• **RAW DATA**
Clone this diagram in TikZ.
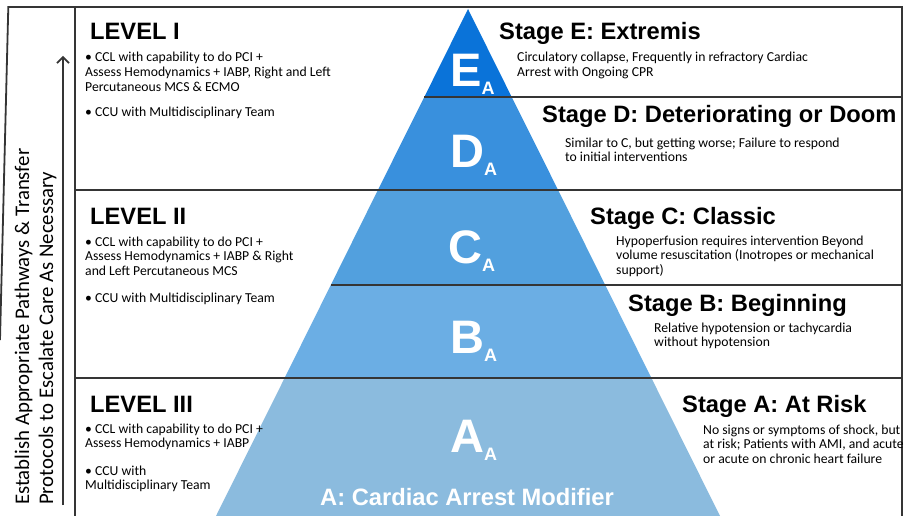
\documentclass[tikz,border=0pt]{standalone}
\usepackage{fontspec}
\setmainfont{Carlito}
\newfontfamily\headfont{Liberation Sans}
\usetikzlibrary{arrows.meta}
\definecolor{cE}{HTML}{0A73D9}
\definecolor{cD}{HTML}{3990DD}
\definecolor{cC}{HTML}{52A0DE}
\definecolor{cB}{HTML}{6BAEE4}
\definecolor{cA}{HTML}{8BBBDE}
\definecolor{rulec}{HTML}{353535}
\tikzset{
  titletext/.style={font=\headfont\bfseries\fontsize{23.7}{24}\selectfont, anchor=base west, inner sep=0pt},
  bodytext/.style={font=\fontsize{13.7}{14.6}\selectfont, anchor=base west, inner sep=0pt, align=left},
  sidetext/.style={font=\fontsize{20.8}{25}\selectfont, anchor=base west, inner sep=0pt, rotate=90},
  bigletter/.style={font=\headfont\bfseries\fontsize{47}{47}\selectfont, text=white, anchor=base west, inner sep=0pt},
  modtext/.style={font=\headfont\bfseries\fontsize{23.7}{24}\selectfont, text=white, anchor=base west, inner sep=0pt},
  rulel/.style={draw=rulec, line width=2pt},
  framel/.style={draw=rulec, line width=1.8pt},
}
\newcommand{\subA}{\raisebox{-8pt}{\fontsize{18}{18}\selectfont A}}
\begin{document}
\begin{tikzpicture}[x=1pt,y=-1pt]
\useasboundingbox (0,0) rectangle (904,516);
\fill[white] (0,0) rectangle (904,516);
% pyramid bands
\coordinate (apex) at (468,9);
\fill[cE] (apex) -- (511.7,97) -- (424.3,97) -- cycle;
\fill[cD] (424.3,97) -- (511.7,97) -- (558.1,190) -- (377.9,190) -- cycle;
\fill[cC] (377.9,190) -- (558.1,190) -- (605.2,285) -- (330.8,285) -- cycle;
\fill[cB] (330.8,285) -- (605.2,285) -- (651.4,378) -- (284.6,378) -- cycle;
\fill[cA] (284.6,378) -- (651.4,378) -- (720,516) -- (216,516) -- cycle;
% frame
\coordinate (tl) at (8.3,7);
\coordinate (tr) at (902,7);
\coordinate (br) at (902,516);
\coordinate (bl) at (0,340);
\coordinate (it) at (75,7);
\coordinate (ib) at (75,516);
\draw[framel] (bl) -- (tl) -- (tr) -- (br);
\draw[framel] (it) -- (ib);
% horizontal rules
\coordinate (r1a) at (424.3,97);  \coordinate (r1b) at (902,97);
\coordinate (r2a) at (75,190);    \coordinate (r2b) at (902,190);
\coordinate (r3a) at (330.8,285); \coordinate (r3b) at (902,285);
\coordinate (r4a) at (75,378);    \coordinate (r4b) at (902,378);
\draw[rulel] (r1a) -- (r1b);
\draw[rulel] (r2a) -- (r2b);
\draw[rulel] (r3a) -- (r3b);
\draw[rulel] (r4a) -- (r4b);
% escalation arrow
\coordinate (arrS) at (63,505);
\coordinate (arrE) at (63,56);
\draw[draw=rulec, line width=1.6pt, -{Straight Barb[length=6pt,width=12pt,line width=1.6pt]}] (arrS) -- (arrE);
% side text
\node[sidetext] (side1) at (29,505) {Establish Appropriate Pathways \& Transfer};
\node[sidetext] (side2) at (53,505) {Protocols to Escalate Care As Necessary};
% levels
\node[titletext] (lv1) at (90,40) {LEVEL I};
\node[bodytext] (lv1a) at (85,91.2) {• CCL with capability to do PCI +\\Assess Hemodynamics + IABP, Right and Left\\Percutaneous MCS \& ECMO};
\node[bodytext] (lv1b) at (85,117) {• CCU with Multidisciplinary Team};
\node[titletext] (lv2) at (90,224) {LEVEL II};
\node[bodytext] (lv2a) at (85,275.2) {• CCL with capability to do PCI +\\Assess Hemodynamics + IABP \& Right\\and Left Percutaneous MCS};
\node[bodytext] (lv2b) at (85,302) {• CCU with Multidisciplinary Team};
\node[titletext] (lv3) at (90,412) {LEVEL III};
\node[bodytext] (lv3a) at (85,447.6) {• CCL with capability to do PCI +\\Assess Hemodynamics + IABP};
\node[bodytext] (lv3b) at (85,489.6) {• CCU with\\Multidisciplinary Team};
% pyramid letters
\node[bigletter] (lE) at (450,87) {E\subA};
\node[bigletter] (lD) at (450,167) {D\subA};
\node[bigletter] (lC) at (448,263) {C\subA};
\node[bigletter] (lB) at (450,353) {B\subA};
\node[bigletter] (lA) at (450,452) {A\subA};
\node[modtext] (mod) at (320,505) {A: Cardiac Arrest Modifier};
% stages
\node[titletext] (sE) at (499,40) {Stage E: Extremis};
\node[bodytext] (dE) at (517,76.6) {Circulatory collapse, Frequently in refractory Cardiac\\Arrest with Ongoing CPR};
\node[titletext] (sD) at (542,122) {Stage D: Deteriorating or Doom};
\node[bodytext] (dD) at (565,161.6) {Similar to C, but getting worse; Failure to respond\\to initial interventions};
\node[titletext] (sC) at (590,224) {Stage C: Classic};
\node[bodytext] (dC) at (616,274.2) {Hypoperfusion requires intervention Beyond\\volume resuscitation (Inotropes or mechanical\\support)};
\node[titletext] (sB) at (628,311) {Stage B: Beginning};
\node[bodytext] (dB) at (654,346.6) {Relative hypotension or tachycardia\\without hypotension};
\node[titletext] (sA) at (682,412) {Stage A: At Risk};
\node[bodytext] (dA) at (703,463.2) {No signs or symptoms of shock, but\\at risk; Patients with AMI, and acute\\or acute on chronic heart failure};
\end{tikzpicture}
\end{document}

• **WHAT IS ASKED**
Repeat the data exactly, without the pictures.

• **RIGHT ANSWER**
Clone this diagram in TikZ.
\documentclass[tikz,border=0pt]{standalone}
\usepackage{fontspec}
\setmainfont{Carlito}
\newfontfamily\headfont{Liberation Sans}
\usetikzlibrary{arrows.meta}
\definecolor{cE}{HTML}{0A73D9}
\definecolor{cD}{HTML}{3990DD}
\definecolor{cC}{HTML}{52A0DE}
\definecolor{cB}{HTML}{6BAEE4}
\definecolor{cA}{HTML}{8BBBDE}
\definecolor{rulec}{HTML}{353535}
\tikzset{
  titletext/.style={font=\headfont\bfseries\fontsize{23.7}{24}\selectfont, anchor=base west, inner sep=0pt},
  bodytext/.style={font=\fontsize{13.7}{14.6}\selectfont, anchor=base west, inner sep=0pt, align=left},
  sidetext/.style={font=\fontsize{20.8}{25}\selectfont, anchor=base west, inner sep=0pt, rotate=90},
  bigletter/.style={font=\headfont\bfseries\fontsize{47}{47}\selectfont, text=white, anchor=base west, inner sep=0pt},
  modtext/.style={font=\headfont\bfseries\fontsize{23.7}{24}\selectfont, text=white, anchor=base west, inner sep=0pt},
  rulel/.style={draw=rulec, line width=2pt},
  framel/.style={draw=rulec, line width=1.8pt},
}
\newcommand{\subA}{\raisebox{-8pt}{\fontsize{18}{18}\selectfont A}}
\begin{document}
\begin{tikzpicture}[x=1pt,y=-1pt]
\useasboundingbox (0,0) rectangle (904,516);
\fill[white] (0,0) rectangle (904,516);
% pyramid bands
\coordinate (apex) at (468,9);
\fill[cE] (apex) -- (511.7,97) -- (424.3,97) -- cycle;
\fill[cD] (424.3,97) -- (511.7,97) -- (558.1,190) -- (377.9,190) -- cycle;
\fill[cC] (377.9,190) -- (558.1,190) -- (605.2,285) -- (330.8,285) -- cycle;
\fill[cB] (330.8,285) -- (605.2,285) -- (651.4,378) -- (284.6,378) -- cycle;
\fill[cA] (284.6,378) -- (651.4,378) -- (720,516) -- (216,516) -- cycle;
% frame
\coordinate (tl) at (8.3,7);
\coordinate (tr) at (902,7);
\coordinate (br) at (902,516);
\coordinate (bl) at (0,340);
\coordinate (it) at (75,7);
\coordinate (ib) at (75,516);
\draw[framel] (bl) -- (tl) -- (tr) -- (br);
\draw[framel] (it) -- (ib);
% horizontal rules
\coordinate (r1a) at (424.3,97);  \coordinate (r1b) at (902,97);
\coordinate (r2a) at (75,190);    \coordinate (r2b) at (902,190);
\coordinate (r3a) at (330.8,285); \coordinate (r3b) at (902,285);
\coordinate (r4a) at (75,378);    \coordinate (r4b) at (902,378);
\draw[rulel] (r1a) -- (r1b);
\draw[rulel] (r2a) -- (r2b);
\draw[rulel] (r3a) -- (r3b);
\draw[rulel] (r4a) -- (r4b);
% escalation arrow
\coordinate (arrS) at (63,505);
\coordinate (arrE) at (63,56);
\draw[draw=rulec, line width=1.6pt, -{Straight Barb[length=6pt,width=12pt,line width=1.6pt]}] (arrS) -- (arrE);
% side text
\node[sidetext] (side1) at (29,505) {Establish Appropriate Pathways \& Transfer};
\node[sidetext] (side2) at (53,505) {Protocols to Escalate Care As Necessary};
% levels
\node[titletext] (lv1) at (90,40) {LEVEL I};
\node[bodytext] (lv1a) at (85,91.2) {• CCL with capability to do PCI +\\Assess Hemodynamics + IABP, Right and Left\\Percutaneous MCS \& ECMO};
\node[bodytext] (lv1b) at (85,117) {• CCU with Multidisciplinary Team};
\node[titletext] (lv2) at (90,224) {LEVEL II};
\node[bodytext] (lv2a) at (85,275.2) {• CCL with capability to do PCI +\\Assess Hemodynamics + IABP \& Right\\and Left Percutaneous MCS};
\node[bodytext] (lv2b) at (85,302) {• CCU with Multidisciplinary Team};
\node[titletext] (lv3) at (90,412) {LEVEL III};
\node[bodytext] (lv3a) at (85,447.6) {• CCL with capability to do PCI +\\Assess Hemodynamics + IABP};
\node[bodytext] (lv3b) at (85,489.6) {• CCU with\\Multidisciplinary Team};
% pyramid letters
\node[bigletter] (lE) at (450,87) {E\subA};
\node[bigletter] (lD) at (450,167) {D\subA};
\node[bigletter] (lC) at (448,263) {C\subA};
\node[bigletter] (lB) at (450,353) {B\subA};
\node[bigletter] (lA) at (450,452) {A\subA};
\node[modtext] (mod) at (320,505) {A: Cardiac Arrest Modifier};
% stages
\node[titletext] (sE) at (499,40) {Stage E: Extremis};
\node[bodytext] (dE) at (517,76.6) {Circulatory collapse, Frequently in refractory Cardiac\\Arrest with Ongoing CPR};
\node[titletext] (sD) at (542,122) {Stage D: Deteriorating or Doom};
\node[bodytext] (dD) at (565,161.6) {Similar to C, but getting worse; Failure to respond\\to initial interventions};
\node[titletext] (sC) at (590,224) {Stage C: Classic};
\node[bodytext] (dC) at (616,274.2) {Hypoperfusion requires intervention Beyond\\volume resuscitation (Inotropes or mechanical\\support)};
\node[titletext] (sB) at (628,311) {Stage B: Beginning};
\node[bodytext] (dB) at (654,346.6) {Relative hypotension or tachycardia\\without hypotension};
\node[titletext] (sA) at (682,412) {Stage A: At Risk};
\node[bodytext] (dA) at (703,463.2) {No signs or symptoms of shock, but\\at risk; Patients with AMI, and acute\\or acute on chronic heart failure};
\end{tikzpicture}
\end{document}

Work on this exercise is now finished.